MONTREAL — Federal Minister of Infrastructure and Communities Francois-Philippe Champagne was on hand on the deck of the new Samuel de Champlain Bridge on Dec. 19 to mark a construction milestone, with the last segment of the bridge now in place to complete the full 3.4-kilometre span of the St. Lawrence River at Montreal.
The $3.1-billion bridge, replacing the old Champlain bridge, connects the South Shore and Montreal. The bridge is expected to be open to traffic next June, said a release. The project was a public-private partnership undertaken by Jacques Cartier and Champlain Bridges Incorporated, led by SNC-Lavalin. A previous report from the federal auditor general raised doubts about whether the construction consortium building the bridge could have work done by the original timeline of December.

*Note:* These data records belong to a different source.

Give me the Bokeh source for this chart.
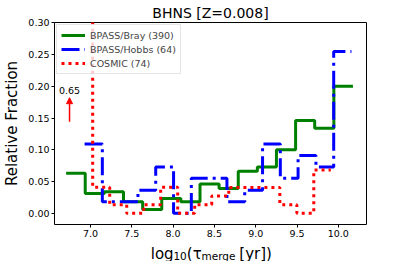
from bokeh.plotting import figure
from bokeh.layouts import column
from bokeh.models import Range1d, FixedTicker, Label, Arrow, NormalHead, NumeralTickFormatter
from bokeh.core.properties import value
from bokeh.embed import file_html
from bokeh.resources import INLINE

# ---- data ----
x_ticks = [7.0, 7.5, 8.0, 8.5, 9.0, 9.5, 10.0]
x_tick_labels = ["7.0", "7.5", "8.0", "8.5", "9.0", "9.5", "10.0"]
y_ticks = [0.0, 0.05, 0.10, 0.15, 0.20, 0.25, 0.30]
y_tick_labels = ["0.00", "0.05", "0.10", "0.15", "0.20", "0.25", "0.30"]

bray_edges = [6.706, 6.937, 7.169, 7.400, 7.632, 7.863, 8.094, 8.326, 8.557,
              8.789, 9.020, 9.251, 9.483, 9.714, 9.946, 10.177]
bray_frac = [0.063, 0.031, 0.034, 0.018, 0.006, 0.023, 0.018, 0.046, 0.039,
             0.066, 0.073, 0.100, 0.146, 0.134, 0.200]

hobbs_edges = [6.929, 7.144, 7.360, 7.575, 7.790, 8.006, 8.221, 8.436, 8.652,
               8.867, 9.083, 9.298, 9.513, 9.729, 9.944, 10.159]
hobbs_frac = [0.109, 0.018, 0.018, 0.036, 0.073, 0.0, 0.055, 0.055, 0.018,
              0.036, 0.109, 0.055, 0.091, 0.073, 0.255]

cosmic_edges = [6.821, 7.027, 7.233, 7.439, 7.645, 7.850, 8.056, 8.262, 8.468,
                8.674, 8.880, 9.086, 9.292, 9.498, 9.703, 9.909]
cosmic_frac = [0.65, 0.041, 0.0135, 0.0, 0.0135, 0.041, 0.0, 0.0135, 0.027,
               0.0405, 0.0405, 0.0405, 0.0135, 0.0, 0.068]

series_names = ["BPASS/Bray (390)", "BPASS/Hobbs (64)", "COSMIC (74)"]
title_text = "BHNS [Z=0.008]"
y_label = "Relative Fraction"
# x-axis label "log10(tau_merge [yr])": main-size pieces and subscript pieces
x_label_main = ["log", "(τ", "[yr])"]
x_label_main_at = [7.730, 8.167, 8.802]   # positions along the x axis
x_label_sub = ["10", "merge"]
x_label_sub_at = [8.004, 8.344]
peak_label = "0.65"
peak_x = 6.747
arrow_y = [0.144, 0.182]
peak_text_y = 0.193

FONT = "DejaVu Sans"
W = 399
H_MAIN = 241
H_LAB = 20

xr = Range1d(6.565, 10.341)
p = figure(width=W, height=H_MAIN, output_backend="svg", toolbar_location=None,
           x_range=xr, y_range=Range1d(-0.0178, 0.3005),
           min_border_left=45, min_border_right=33, min_border_top=18,
           min_border_bottom=17)
p.background_fill_color = "white"
p.border_fill_color = "white"
p.outline_line_color = "black"
p.outline_line_width = 1
p.xgrid.visible = False
p.ygrid.visible = False

p.title.text = title_text
p.title.align = "center"
p.title.text_font = FONT
p.title.text_font_size = "14px"
p.title.text_font_style = "normal"
p.title.text_color = "black"
p.title.standoff = 4
p.title.offset = -1

for ax in (p.xaxis, p.yaxis):
    ax.axis_line_color = None
    ax.major_tick_in = 0
    ax.major_tick_out = 3
    ax.major_tick_line_color = "black"
    ax.minor_tick_line_color = None
    ax.major_label_text_font = FONT
    ax.major_label_text_font_size = "9.5px"
    ax.major_label_text_color = "black"
    ax.major_label_standoff = 2

p.yaxis.axis_label = y_label
p.yaxis.axis_label_text_font = FONT
p.yaxis.axis_label_text_font_size = "15px"
p.yaxis.axis_label_text_font_style = "normal"
p.yaxis.axis_label_text_color = "black"
p.yaxis.axis_label_standoff = 4

p.xaxis.ticker = FixedTicker(ticks=x_ticks)
p.yaxis.ticker = FixedTicker(ticks=y_ticks)
p.xaxis.formatter = NumeralTickFormatter(format="0.0")
p.yaxis.formatter = NumeralTickFormatter(format="0.00")
p.xaxis.major_label_overrides = dict(zip(x_ticks, x_tick_labels))
p.yaxis.major_label_overrides = dict(zip(y_ticks, y_tick_labels))

p.step(bray_edges, bray_frac + bray_frac[-1:], mode="after", line_color="#008000",
       line_width=3, legend_label=series_names[0])
p.step(hobbs_edges, hobbs_frac + hobbs_frac[-1:], mode="after", line_color="#0000ff",
       line_width=3, line_dash="18 5 3 5", legend_label=series_names[1])
p.step(cosmic_edges, cosmic_frac + cosmic_frac[-1:], mode="after", line_color="#ff0000",
       line_width=3, line_dash="3 4", legend_label=series_names[2])

leg = p.legend[0]
leg.location = "top_left"
leg.margin = 2
leg.padding = 4
leg.spacing = 2
leg.glyph_width = 24
leg.glyph_height = 12
leg.label_height = 12
leg.label_standoff = 5
leg.label_text_font = FONT
leg.label_text_font_size = "9.5px"
leg.border_line_color = "#cccccc"
leg.border_line_width = 1
leg.background_fill_alpha = 0.8

p.add_layout(Arrow(end=NormalHead(size=6, fill_color="#ff0000", line_color="#ff0000"),
                   x_start=peak_x, y_start=arrow_y[0], x_end=peak_x, y_end=arrow_y[1],
                   line_color="#ff0000", line_width=1.5))
p.add_layout(Label(text=peak_label, x=peak_x, y=peak_text_y, text_align="center",
                   text_baseline="alphabetic", text_font=FONT, text_font_size="9.5px",
                   text_color="black"))

# x-axis label strip: shares the main x range, so its frame lines up with the plot
q = figure(width=W, height=H_LAB, output_backend="svg", toolbar_location=None,
           x_range=xr, y_range=Range1d(0, H_LAB),
           min_border_left=45, min_border_right=33, min_border_top=0, min_border_bottom=0,
           title=None, x_axis_location=None, y_axis_location=None)
q.grid.visible = False
q.outline_line_color = None
q.background_fill_color = "white"
q.border_fill_color = "white"
q.text(x=x_label_main_at, y=[8] * len(x_label_main), text=x_label_main,
       text_font=value(FONT), text_font_size="15px", text_color="black",
       text_baseline="alphabetic")
q.text(x=x_label_sub_at, y=[5.5] * len(x_label_sub), text=x_label_sub,
       text_font=value(FONT), text_font_size="10.5px", text_color="black",
       text_baseline="alphabetic")

open("out.html", "w").write(file_html(column(p, q, spacing=0), INLINE))
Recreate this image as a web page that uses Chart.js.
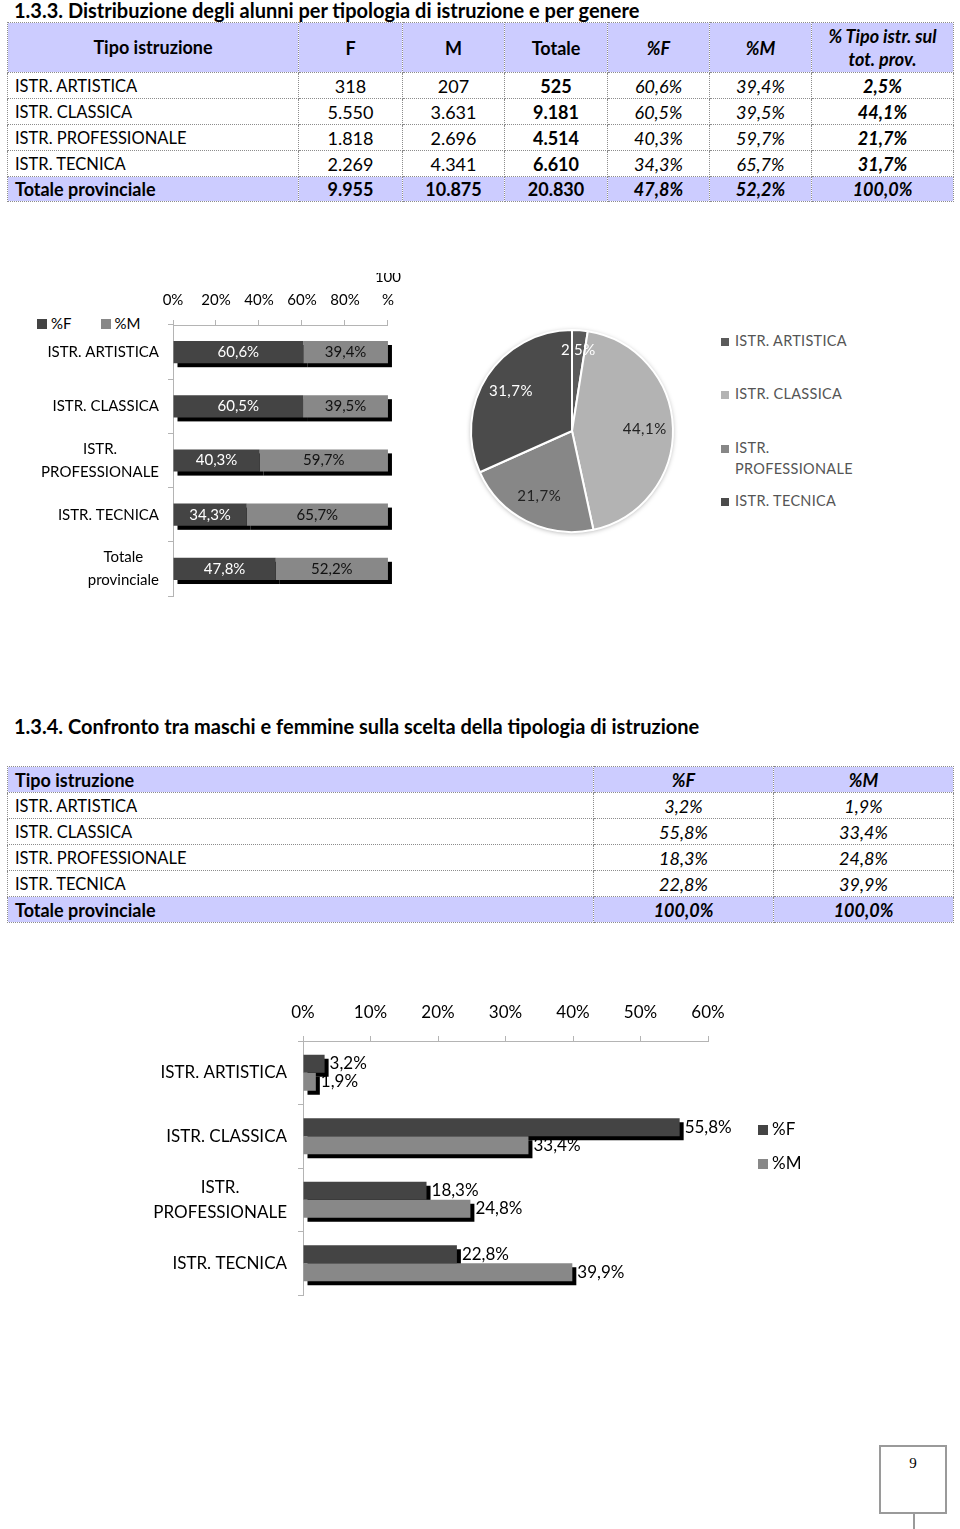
<!DOCTYPE html>
<html lang="it">
<head>
<meta charset="utf-8">
<title>Distribuzione degli alunni per tipologia di istruzione e per genere</title>
<script src="https://cdn.jsdelivr.net/npm/chart.js@4.4.1/dist/chart.umd.min.js"></script>
<style>
  body { margin: 0; background: #fff; font-family: Lato, "Noto Sans", sans-serif; color: #000; }
  .page { position: relative; width: 960px; height: 1529px; overflow: hidden; }
  .abs { position: absolute; }
  h2 { position: absolute; left: 14px; margin: 0; font-size: 20px; font-weight: 700; line-height: 20px; white-space: nowrap; }
  table { position: absolute; left: 7px; width: 946px; border-collapse: collapse; table-layout: fixed; font-size: 18px; }
  td { border: 1px dotted #8c8c8c; padding: 0 7px; line-height: 20px; white-space: nowrap; overflow: hidden; text-align: center; }
  td.name { text-align: left; font-size: 16.5px; }
  tr { height: 26px; }
  tr.head, tr.tot { background: #ccccff; font-weight: 700; }
  tr.head td, tr.tot td.name { font-size: 18px; }
  .b { font-weight: 700; }
  .i { font-style: italic; }
  .legend { position: absolute; font-size: 15px; line-height: 18px; white-space: nowrap; }
  .sq { display: inline-block; width: 10px; height: 10px; margin-right: 4px; vertical-align: 0; }
  .pieleg { position: absolute; left: 721px; font-size: 14.5px; letter-spacing: 0.3px; color: #555; line-height: 21px; }
  .pieleg .sq { width: 8px; height: 8px; margin-right: 6px; }
  .pageno { position: absolute; left: 879px; top: 1445px; width: 64px; height: 65px; border: 2px solid #9a9a9a;
            font-family: "Liberation Serif", serif; font-size: 15px; text-align: center; line-height: 32px; }
</style>
</head>
<body>
<div class="page">
  <h2 style="top:0">1.3.3. Distribuzione degli alunni per tipologia di istruzione e per genere</h2>
  <table id="tab1" style="top:22px">
    <colgroup><col style="width:291px"><col style="width:104px"><col style="width:102px"><col style="width:103px"><col style="width:102px"><col style="width:102px"><col style="width:142px"></colgroup>
    <tbody></tbody>
  </table>

  <div class="legend" style="left:37px;top:314px"><span class="sq" style="background:#444"></span>%F<span style="display:inline-block;width:29px"></span><span class="sq" style="background:#888"></span>%M</div>
  <div class="abs" style="left:30px;top:273px"><canvas id="stackChart" width="380" height="329"></canvas></div>

  <div class="abs" style="left:466px;top:325px"><canvas id="pieChart" width="212" height="212"></canvas></div>
  <div id="pieLegend"></div>

  <h2 style="top:716px">1.3.4. Confronto tra maschi e femmine sulla scelta della tipologia di istruzione</h2>
  <table id="tab2" style="top:766px">
    <colgroup><col style="width:586px"><col style="width:180px"><col style="width:180px"></colgroup>
    <tbody></tbody>
  </table>

  <div class="abs" style="left:150px;top:992px"><canvas id="groupChart" width="680" height="305"></canvas></div>
  <div class="legend" style="left:758px;top:1112px;font-size:17px;line-height:34px">
    <div><span class="sq" style="background:#444"></span>%F</div>
    <div><span class="sq" style="background:#888"></span>%M</div>
  </div>

  <div class="pageno">9</div>
  <div class="abs" style="left:913px;top:1512px;width:2px;height:17px;background:#9a9a9a"></div>
</div>

<script>
// data
const categories = ['ISTR. ARTISTICA', 'ISTR. CLASSICA', 'ISTR. PROFESSIONALE', 'ISTR. TECNICA'];
const totalLabel = 'Totale provinciale';
const femmine = [318, 5550, 1818, 2269, 9955];
const maschi = [207, 3631, 2696, 4341, 10875];
const totali = [525, 9181, 4514, 6610, 20830];
const pctF = [60.6, 60.5, 40.3, 34.3, 47.8];
const pctM = [39.4, 39.5, 59.7, 65.7, 52.2];
const quotaTipo = [2.5, 44.1, 21.7, 31.7, 100.0];
const quotaF = [3.2, 55.8, 18.3, 22.8, 100.0];
const quotaM = [1.9, 33.4, 24.8, 39.9, 100.0];
const ticks100 = [0, 20, 40, 60, 80, 100];
const ticks60 = [0, 10, 20, 30, 40, 50, 60];

const colF = '#444444';
const colM = '#888888';
const pieColors = ['#5a5a5a', '#b3b3b3', '#878787', '#4b4b4b'];
const pieText = ['#fff', '#222', '#222', '#fff'];
const axisCol = '#b4b4b4';

const fmtInt = n => String(n).replace(/\B(?=(\d{3})+(?!\d))/g, '.');
const fmtPct = v => v.toFixed(1).replace('.', ',') + '%';
const wrap = s => s.length > 16 ? [s.slice(0, s.indexOf(' ')), s.slice(s.indexOf(' ') + 1)] : [s];

// tables
const rows1 = categories.concat([totalLabel]);
let h1 = '<tr class="head" style="height:50px"><td style="line-height:23px">Tipo istruzione</td><td>F</td><td>M</td><td>Totale</td>' +
  '<td class="i">%F</td><td class="i">%M</td><td class="i" style="line-height:23px">% Tipo istr. sul<br>tot. prov.</td></tr>';
rows1.forEach((r, i) => {
  const tot = i === rows1.length - 1;
  h1 += `<tr${tot ? ' class="tot" style="height:25px"' : ''}><td class="name">${r}</td><td>${fmtInt(femmine[i])}</td>` +
    `<td>${fmtInt(maschi[i])}</td><td class="b">${fmtInt(totali[i])}</td><td class="i">${fmtPct(pctF[i])}</td>` +
    `<td class="i">${fmtPct(pctM[i])}</td><td class="b i">${fmtPct(quotaTipo[i])}</td></tr>`;
});
document.querySelector('#tab1 tbody').innerHTML = h1;

let h2 = '<tr class="head"><td class="name">Tipo istruzione</td><td class="i">%F</td><td class="i">%M</td></tr>';
rows1.forEach((r, i) => {
  const tot = i === rows1.length - 1;
  h2 += `<tr${tot ? ' class="tot"' : ''}><td class="name">${r}</td><td class="i">${fmtPct(quotaF[i])}</td><td class="i">${fmtPct(quotaM[i])}</td></tr>`;
});
document.querySelector('#tab2 tbody').innerHTML = h2;

// pie legend
const legTops = [330, 383, 437, 490];
document.getElementById('pieLegend').innerHTML = categories.map((c, i) =>
  `<div class="pieleg" style="top:${legTops[i]}px"><span class="sq" style="background:${pieColors[i]}"></span>${wrap(c).join('<br><span style="display:inline-block;width:14px"></span>')}</div>`
).join('');

// plugins
// black offset "3d" shadow under every bar, drawn before any bar so later bars cover it
const barShadow = {
  id: 'barShadow',
  beforeDatasetsDraw(chart, args, opts) {
    const ctx = chart.ctx;
    ctx.save();
    ctx.fillStyle = '#000';
    chart.data.datasets.forEach((ds, di) => {
      chart.getDatasetMeta(di).data.forEach(bar => {
        const { x, y, base, height } = bar.getProps(['x', 'y', 'base', 'height'], true);
        ctx.fillRect(Math.min(x, base) + opts.dx, y - height / 2 + opts.dy, Math.abs(x - base), height);
      });
    });
    ctx.restore();
  }
};

const valueLabels = {
  id: 'valueLabels',
  afterDatasetsDraw(chart, args, opts) {
    const ctx = chart.ctx;
    ctx.save();
    ctx.font = opts.font;
    ctx.textBaseline = 'middle';
    chart.data.datasets.forEach((ds, di) => {
      chart.getDatasetMeta(di).data.forEach((bar, i) => {
        const text = fmtPct(ds.data[i]);
        if (opts.inside) {
          ctx.textAlign = 'center';
          ctx.fillStyle = opts.colors[di];
          ctx.fillText(text, (bar.x + bar.base) / 2, bar.y);
        } else {
          ctx.textAlign = 'left';
          ctx.fillStyle = '#000';
          ctx.fillText(text, bar.x + opts.gap, bar.y);
        }
      });
    });
    ctx.restore();
  }
};

const categoryLabels = {
  id: 'categoryLabels',
  afterDraw(chart, args, opts) {
    const scale = chart.scales.y;
    const ctx = chart.ctx;
    ctx.save();
    ctx.font = opts.font;
    ctx.fillStyle = '#000';
    ctx.textAlign = 'center';
    ctx.textBaseline = 'middle';
    chart.data.labels.forEach((label, i) => {
      const lines = wrap(label);
      const w = Math.max(...lines.map(l => ctx.measureText(l).width));
      const cx = scale.right - opts.gap - w / 2;
      const cy = scale.getPixelForTick(i);
      lines.forEach((l, j) => ctx.fillText(l, cx, cy + (j - (lines.length - 1) / 2) * opts.lineHeight));
    });
    ctx.restore();
  }
};

const pieDecor = {
  id: 'pieDecor',
  beforeDatasetsDraw(chart) {
    const arc = chart.getDatasetMeta(0).data[0];
    const ctx = chart.ctx;
    ctx.save();
    ctx.shadowColor = 'rgba(0,0,0,0.35)';
    ctx.shadowBlur = 5;
    ctx.shadowOffsetY = 1;
    ctx.fillStyle = '#fff';
    ctx.beginPath();
    ctx.arc(arc.x, arc.y, arc.outerRadius, 0, Math.PI * 2);
    ctx.fill();
    ctx.restore();
  },
  afterDatasetsDraw(chart) {
    const ctx = chart.ctx;
    ctx.save();
    ctx.font = '15px Lato';
    ctx.letterSpacing = '0.5px';
    ctx.textAlign = 'center';
    ctx.textBaseline = 'middle';
    chart.getDatasetMeta(0).data.forEach((arc, i) => {
      const a = (arc.startAngle + arc.endAngle) / 2;
      const r = arc.outerRadius * (i === 0 ? 0.8 : 0.72);
      ctx.fillStyle = pieText[i];
      ctx.fillText(fmtPct(chart.data.datasets[0].data[i]), arc.x + r * Math.cos(a), arc.y + r * Math.sin(a));
    });
    ctx.restore();
  }
};

// stacked 100% bars
new Chart(document.getElementById('stackChart'), {
  type: 'bar',
  data: {
    labels: rows1,
    datasets: [
      { label: '%F', data: pctF, backgroundColor: colF },
      { label: '%M', data: pctM, backgroundColor: colM }
    ]
  },
  options: {
    indexAxis: 'y',
    responsive: false,
    animation: false,
    events: [],
    layout: { padding: { top: 0, right: 20, bottom: 6, left: 0 } },
    datasets: { bar: { categoryPercentage: 1, barPercentage: 0.41 } },
    scales: {
      x: {
        position: 'top', stacked: true, min: ticks100[0], max: ticks100[ticks100.length - 1],
        afterFit: s => { s.height = 52; },
        border: { color: axisCol },
        grid: { drawOnChartArea: false, color: axisCol, tickLength: 5 },
        ticks: {
          stepSize: ticks100[1] - ticks100[0], padding: 9, color: '#000',
          font: { family: 'Lato', size: 15, lineHeight: 1.5 },
          callback: v => v === 100 ? ['100', '%'] : v + '%'
        }
      },
      y: {
        stacked: true,
        afterFit: s => { s.width = 143; },
        border: { color: axisCol },
        grid: { drawOnChartArea: false, color: axisCol, tickLength: 5 },
        ticks: { display: false }
      }
    },
    plugins: {
      legend: { display: false },
      tooltip: { enabled: false },
      barShadow: { dx: 4, dy: 4 },
      valueLabels: { inside: true, font: '15px Lato', colors: ['#fff', '#111'] },
      categoryLabels: { font: '15px Lato', gap: 14, lineHeight: 23 }
    }
  },
  plugins: [barShadow, valueLabels, categoryLabels]
});

// pie
new Chart(document.getElementById('pieChart'), {
  type: 'pie',
  data: {
    labels: categories,
    datasets: [{ data: quotaTipo.slice(0, 4), backgroundColor: pieColors, borderColor: '#fff', borderWidth: 2 }]
  },
  options: {
    responsive: false,
    animation: false,
    events: [],
    layout: { padding: 4 },
    plugins: { legend: { display: false }, tooltip: { enabled: false } }
  },
  plugins: [pieDecor]
});

// grouped bars
new Chart(document.getElementById('groupChart'), {
  type: 'bar',
  data: {
    labels: categories,
    datasets: [
      { label: '%F', data: quotaF.slice(0, 4), backgroundColor: colF },
      { label: '%M', data: quotaM.slice(0, 4), backgroundColor: colM }
    ]
  },
  options: {
    indexAxis: 'y',
    responsive: false,
    animation: false,
    events: [],
    layout: { padding: { top: 0, right: 122, bottom: 2, left: 0 } },
    datasets: { bar: { categoryPercentage: 0.567, barPercentage: 1 } },
    scales: {
      x: {
        position: 'top', min: ticks60[0], max: ticks60[ticks60.length - 1],
        afterFit: s => { s.height = 49; },
        border: { color: axisCol },
        grid: { drawOnChartArea: false, color: axisCol, tickLength: 5 },
        ticks: {
          stepSize: ticks60[1] - ticks60[0], padding: 13, color: '#000',
          font: { family: 'Lato', size: 17 },
          callback: v => v + '%'
        }
      },
      y: {
        afterFit: s => { s.width = 153; },
        border: { color: axisCol },
        grid: { drawOnChartArea: false, color: axisCol, tickLength: 5 },
        ticks: { display: false }
      }
    },
    plugins: {
      legend: { display: false },
      tooltip: { enabled: false },
      barShadow: { dx: 4, dy: 4 },
      valueLabels: { inside: false, gap: 5, font: '17px Lato' },
      categoryLabels: { font: '17px Lato', gap: 16, lineHeight: 25 }
    }
  },
  plugins: [barShadow, valueLabels, categoryLabels]
});
</script>
</body>
</html>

During the announcement, Champagne also confirmed the bridge would carry the full name of the explorer, Samuel de Champlain.
“It is a privilege to walk on the deck of the bridge that will soon connect travellers between Montreal and the South Shore with these proud and dedicated workers,” said Champagne in the statement. “With the completion of this critical milestone the project is moving another step closer to being open to traffic by June 2019, at the latest. The new Samuel De Champlain Bridge is one of the largest worksites in North America, and one of the most modern in terms of engineering and urban integration.”
The new bridge is expected to last 125 years.